The Vatican has recalled its apostolic nuncio in Ireland, Archbishop Giuseppe Leanza, for consultations following release of the Cloyne Report in July on priests' abuse of minors in the Diocese of Cloyne. According to a Vatican spokesman the recall was a sign of the Holy See's seriousness in addressing the issue.
In fact, the only real solution to the endemic problem appears to be for the Holy See to intervene directly, to sack those bishops who have been derelict in their duties, and appoint new bishops of impeccable track records with a mandate to clean up the mess.
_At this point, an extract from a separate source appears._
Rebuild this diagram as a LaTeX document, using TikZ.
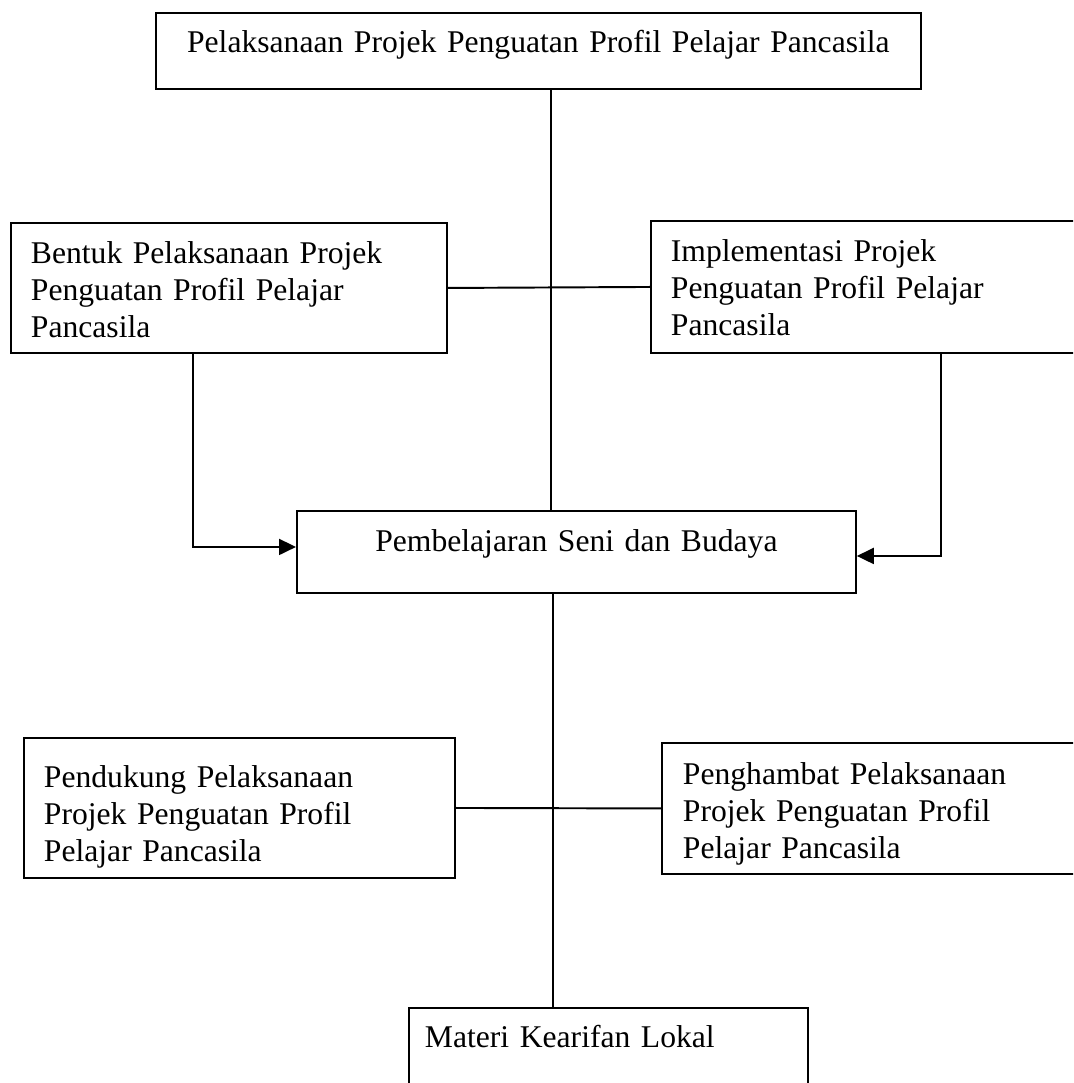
\documentclass[tikz,border=0pt]{standalone}
\usepackage{fontspec}
\setmainfont{Liberation Serif}
\usetikzlibrary{arrows.meta,positioning,calc}

\begin{document}
\begin{tikzpicture}[x=0.02cm,y=-0.02cm,line width=1.1pt,
    font=\fontsize{18}{21}\selectfont,
    box/.style={draw,anchor=north west,inner xsep=0.4cm,inner ysep=0pt,align=left},
    midbox/.style={box,align=center},
    >={Triangle[length=0.34cm,width=0.32cm]}]
    \useasboundingbox (0,0) rectangle (1073,1083);
    \clip (0,0) rectangle (1073,1083);

    \node[midbox,text width=14.5cm,text height=0.8cm,text depth=0.72cm] (plan) at (155,12) {Pelaksanaan Projek Penguatan Profil Pelajar Pancasila};
    \node[box,text width=7.92cm,text height=0.82cm,text depth=1.78cm] (bentuk) at (10,222) {Bentuk Pelaksanaan Projek\\Penguatan Profil Pelajar\\Pancasila};
    \node[box,text width=8.2cm,text height=0.82cm,text depth=1.82cm] (impl) at (650,220) {Implementasi Projek\\Penguatan Profil Pelajar\\Pancasila};
    \node[midbox,text width=10.38cm,text height=0.82cm,text depth=0.82cm] (seni) at (296,510) {Pembelajaran Seni dan Budaya};
    \node[box,text width=7.82cm,text height=1.0cm,text depth=1.8cm] (dukung) at (23,737) {Pendukung Pelaksanaan\\Projek Penguatan Profil\\Pelajar Pancasila};
    \node[box,inner xsep=0.42cm,text width=8.16cm,text height=0.84cm,text depth=1.78cm] (hambat) at (661,742) {Penghambat Pelaksanaan\\Projek Penguatan Profil\\Pelajar Pancasila};
    \node[box,inner xsep=0.32cm,text width=7.34cm,text height=0.8cm,text depth=1cm] (materi) at (408,1007) {Materi Kearifan Lokal};

    \draw (551,0 |- plan.south) -- (551,0 |- seni.north);
    \draw (bentuk.east) -- (impl.west);
    \draw[->] (193,0 |- bentuk.south) |- ($(seni.west)+(0,-5)$);
    \draw[->] (941,0 |- impl.south) |- ($(seni.east)+(0,4)$);
    \draw (553,0 |- seni.south) -- (553,0 |- materi.north);
    \draw (dukung.east) -- (hambat.west);
\end{tikzpicture}
\end{document}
The time for half-measures has long passed.
The Catholic Church's child sex abuse crisis in Ireland has mirrored that nation's basket-case economic plight with the scandalous situation providing a field day for critics and enemies inside and outside the Church.
Where in past years the Church could justifiably count on the devotion, respect and affection of the overwhelming majority, today it faces constant critical scrutiny from an increasingly anti-clerical media and political establishment, even as Mass attendances and priestly vocations decline.
The 400 page Cloyne Report, issued by the Irish Government, is the product of a judicial inquiry into the Cloyne Diocese's mishandling of incidents of clerical sexual abuse since 1996. It severely criticises the diocese for not reporting all cases to the authorities, including nine from 1996 and 2005 which "very clearly" should have been reported. Overall, the report examined allegations against 12 priests over a 13 year period up to 2009. There were about 160 priests in the Cloyne Diocese at the time.
There is especially strong criticism of the former Bishop (Bishop John Magee) for refusing to act on the sexual abuse allegations, even when the Catholic Church in Ireland had issued strict new guidelines following two previous damaging child abuse reports.
In addition, the Vatican is charged in the report with being "entirely unhelpful" to any bishop who wanted to implement procedures for dealing with child sex abuse allegations. It further describes the Vatican's response as "unsupportive especially in relation to the civil authorities."
For Bishop Magee, who resigned in 2010 after a tribunal found he had blatantly failed to implement church regulations on the abuse of children, it was a spectacular fall from grace.
Previously, he had been Secretary to three Popes, Paul VI, John Paul I and John Paul II, the only cleric in history to achieve such an honour.
He was widely expected to return to Ireland in triumph as Archbishop of Armagh, his home diocese, and to be the future Primate of All Ireland.
But John Paul II sent him to the small Cloyne Diocese in County Cork in 1987. Apparently the position of Bishop of Cloyne had been intended for someone else, but John Paul insisted that Magee go.
Following release of the Cloyne Report, Archbishop Diarmuid Martin of Dublin, during a homily on 17 July, expressed anger at the Diocese of Cloyne's "non-response" to abuse victims and at the fact that children had been put at risk long after the guidelines were in place.
He also voiced anger that there were in Cloyne, and perhaps elsewhere, "individuals who placed their own views above the safeguarding of children" and also placed themselves outside the protection guidelines to which the diocese and the Irish bishops had committed themselves following earlier reports into clerical child abuse in Ireland.
Irish Prime Minister Enda Kenny, during a speech on 20 July before parliament, launched an extraordinarily scathing attack on the Pope and the Vatican. He said the report exposed "an attempt by the Holy See to frustrate an inquiry in a sovereign, democratic republic as little as three years ago." He claimed that Church leaders were steeped in a climate of "narcissism" and sought to defend their institutions rather than protect children.
Vatican spokesman Fr Federico Lombardi later responded to Kenny's attack with its claim that a 1997 Vatican letter to the Irish bishops had sabotaged child protection policy by instructing them to handle abuse cases strictly according to canon law. The letter, said Fr Lombardi, only warned against measures which would be questionable or invalid according to Church law, and which would therefore not be effective sanctions.
Meanwhile, following release of the Cloyne Report, there have been calls for Ireland's International Eucharistic Congress, scheduled for 10-17 June 2012, to be postponed. Senator Cait Keane, a member of Ireland's ruling Fine Gael Party, proposed this, telling the Irish parliament on 27 July that "everyone will be better served, given the sensitivities around the findings of this report," if the congress were "held at a later date."
The radical Association of Catholic Priests, like similar groups in other parts of the world, has used the abuse crisis to justify its demand for a "restructuring of the governing system of the Church" and a "redesigning of ministry in the Church." This group has also backed the idea of postponement. However, the Irish Church authorities indicated that the Eucharistic Congress would still go ahead as planned.
Perhaps they consider that it might provide a much-needed moment of grace for the gravely wounded Church in Ireland.